Performance: Souls of the Labadie Tract

January 21, 2009

Susan Howe and David Grubbs

Susan Howe and David Grubbs
Poetry Reading & Musical Performance
Tuesday, February 10, 4:00 pm
Beinecke Library, 121 Wall Street
Yale Collection of American Literature Reading Series

Poet Susan Howe and musician David Grubbs perform their collaborative work, “Souls of the Labadie Tract.” Based on Howe’s poem of the same name, the performance features Howe’s reading accompanied by Grubb’s musical performance. Bennett Simpson described the collaborative work in Artforum International:

Souls of the Labadie Tract is neither traditional recitation nor music-with-words. But once the red herring of categories is dispatched, the [piece] reveals a confrontation with history, community, language, and sound that is truly harrowing. Pairing Howe’s reading voice with Grubbs’s arrangements for synthesizer and khaen (Laotian mouth organ), the work hinges on the former’s [long poem], a sifting, shifting archaeology of a quietist sect known as the Labadists. …  Souls of the Labadie Tract is, first and foremost, a poem about time and loss. … Poetry may be the truest form of history writing if what one wants from history is an image of the present (Ezra Pound called this “news that stays news”). And in Howe’s imagination, the past becomes a very current stake. … Grubbs’s sonic architecture is a striking accompaniment to the text. The rumbling disruptions and deep breath drones that mount and fall around Howe’s speech present him in fine electroacoustic form.
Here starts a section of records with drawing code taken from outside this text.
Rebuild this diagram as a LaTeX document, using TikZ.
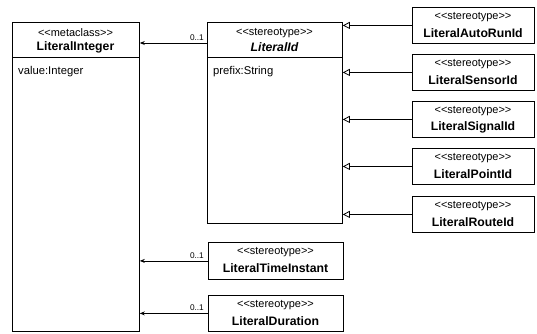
\documentclass[tikz,border=0pt]{standalone}
\usepackage{fontspec}
\setmainfont{Liberation Sans}
\usetikzlibrary{arrows.meta}
\newcommand\lgl{<\kern0pt<}
\newcommand\rgl{>\kern0pt>}
\begin{document}
\begin{tikzpicture}[x=1bp,y=-1bp,
  box/.style={draw, line width=0.8bp, inner sep=0pt, anchor=north west},
  st/.style={font=\fontsize{11}{13}\selectfont, inner sep=0pt},
  nm/.style={font=\fontsize{12.3}{14}\selectfont\bfseries, inner sep=0pt},
  attr/.style={font=\fontsize{11.3}{13}\selectfont, inner sep=0pt, anchor=west},
  mul/.style={font=\fontsize{8.3}{10}\selectfont, inner sep=0pt, anchor=south east},
  assoc/.style={line width=0.8bp, -{Stealth[length=5bp,width=4bp]}},
  gen/.style={line width=0.8bp, -{Triangle[open,length=7bp,width=7bp]}}
]
\useasboundingbox (0,0) rectangle (537,333);
% LiteralInteger
\node[box, minimum width=127bp, minimum height=309bp] (lint) at (12,22) {};
\draw[line width=0.8bp] (lint.west |- 0,57) coordinate (lintd) -- (lintd -| lint.east);
\node[st] (lints) at (75.5,33) {\lgl metaclass\rgl};
\node[nm] (lintn) at (75.5,47) {LiteralInteger};
\node[attr] (linta) at (18,72) {value:Integer};
% LiteralId
\node[box, minimum width=135bp, minimum height=201bp] (lid) at (207,22) {};
\draw[line width=0.8bp] (lid.west |- 0,57) coordinate (lidd) -- (lidd -| lid.east);
\node[st] (lids) at (274.5,33) {\lgl stereotype\rgl};
\node[nm, font=\fontsize{12.3}{14}\selectfont\bfseries\itshape] (lidn) at (274.5,47) {LiteralId};
\node[attr] (lida) at (213,72) {prefix:String};
% right boxes
\foreach \y/\n/\t in {7/r1/LiteralAutoRunId, 54/r2/LiteralSensorId, 101/r3/LiteralSignalId, 148/r4/LiteralPointId, 196/r5/LiteralRouteId}{
  \node[box, minimum width=122bp, minimum height=36bp] (\n) at (412,\y) {};
  \node[st] (\n s) at (473,\y+10) {\lgl stereotype\rgl};
  \node[nm] (\n n) at (473,\y+26) {\t};
  \draw[gen] (\n.west) -- (\n.west -| lid.east);
}
% bottom boxes
\node[box, minimum width=135bp, minimum height=37bp] (ti) at (208,242) {};
\node[st] (tis) at (275.5,252) {\lgl stereotype\rgl};
\node[nm] (tin) at (275.5,268) {LiteralTimeInstant};
\node[box, minimum width=135bp, minimum height=36bp] (du) at (208,295) {};
\node[st] (dus) at (275.5,305) {\lgl stereotype\rgl};
\node[nm] (dun) at (275.5,321) {LiteralDuration};
% associations
\draw[assoc] (lid.west |- 0,43) coordinate (a1) -- (a1 -| lint.east);
\node[mul] (m1) at (204,41) {0..1};
\draw[assoc] (ti.west) -- (ti.west -| lint.east);
\node[mul] (m2) at (204,259) {0..1};
\draw[assoc] (du.west) -- (du.west -| lint.east);
\node[mul] (m3) at (204,311) {0..1};
\end{tikzpicture}
\end{document}
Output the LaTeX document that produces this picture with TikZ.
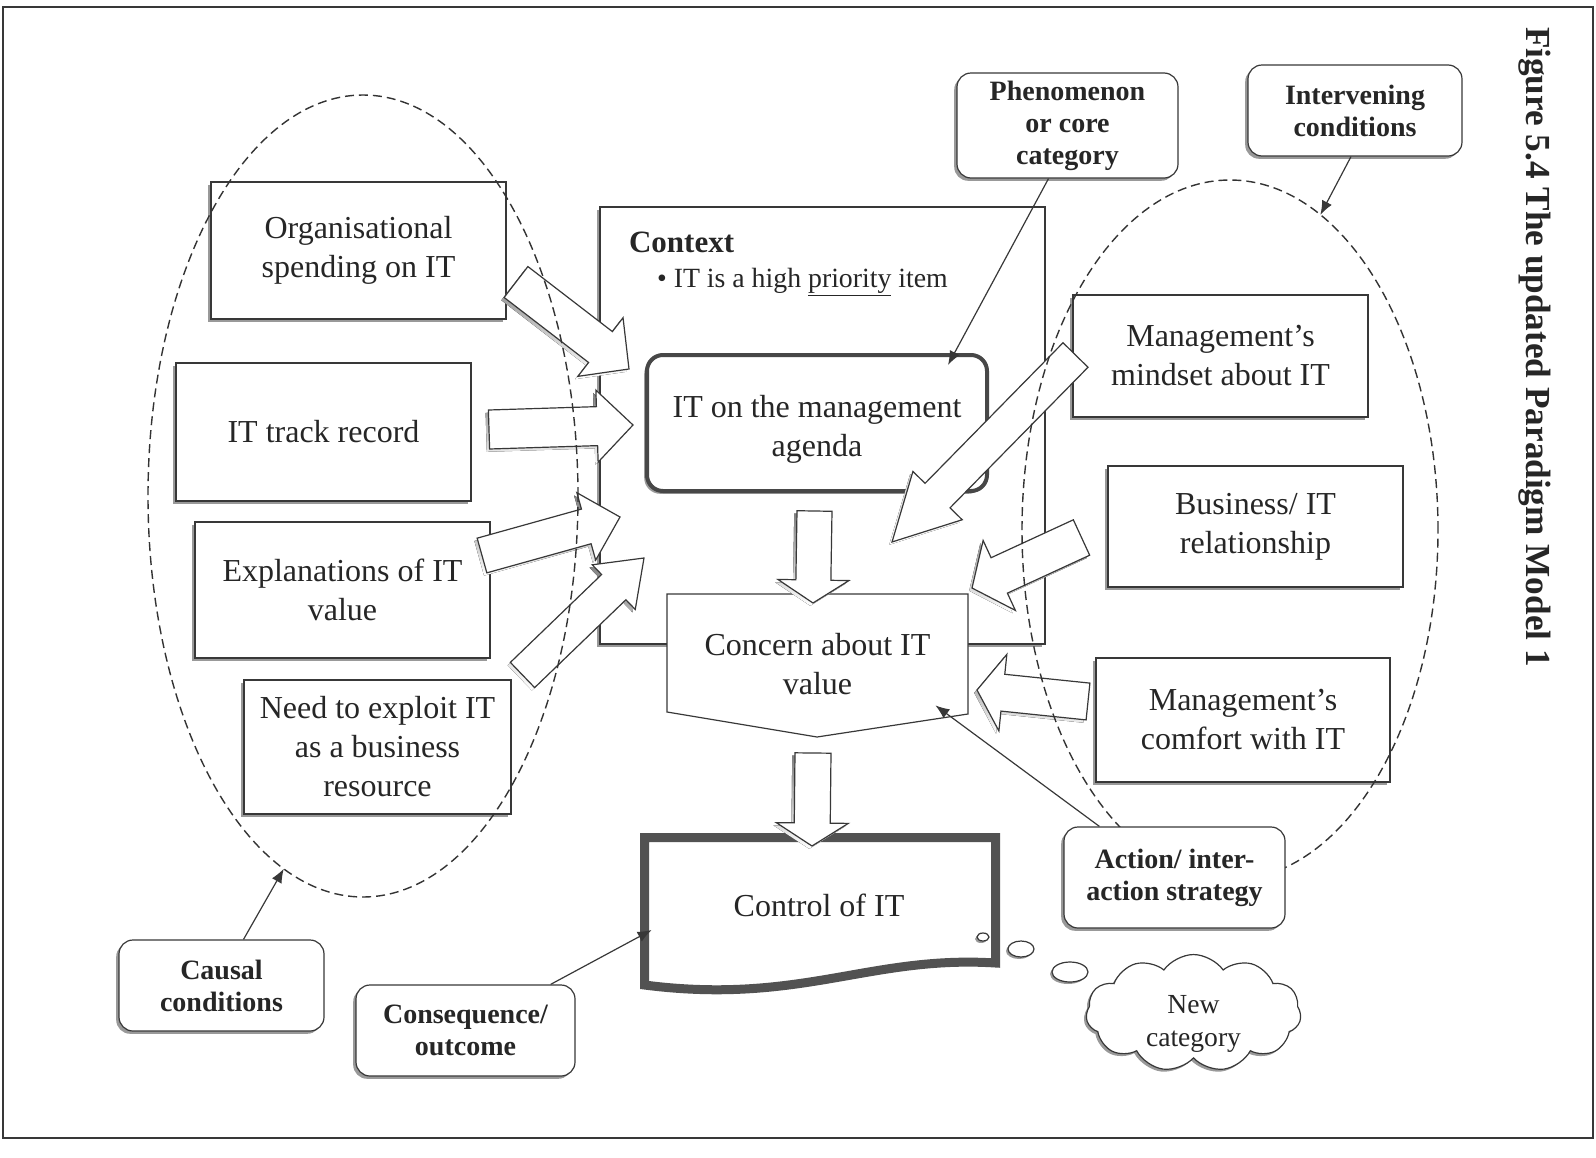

Especially suited to the poem and its subject matter is the combination of reeds and machines, which suggests the powerful open textures of a church organ or calliope: an invocation to the collective experience of mystery.” (Artforum International 46.2 (Oct 2007): 135).

Poet Susan Howe is the author of numerous books of poems including: Souls of the Labadie Tract, The Midnight, Pierce-Arrow, and Singularities.

Musician David Grubbs has made ten solo records, played in a number of groups (Squirrel Bait, Bastro, Gastr del Sol, Red Krayola, Wingdale Community Singers), and frequently collaborates with writers and artists. He is an assistant professor of Radio and Sound Art at Brooklyn College, CUNY, and director of Brooklyn College’s graduate programs in Performance and Interactive Media Arts.

Image: Susan Howe and David Grubbs performing in Cork, Ireland; photograph by Keith Tuma.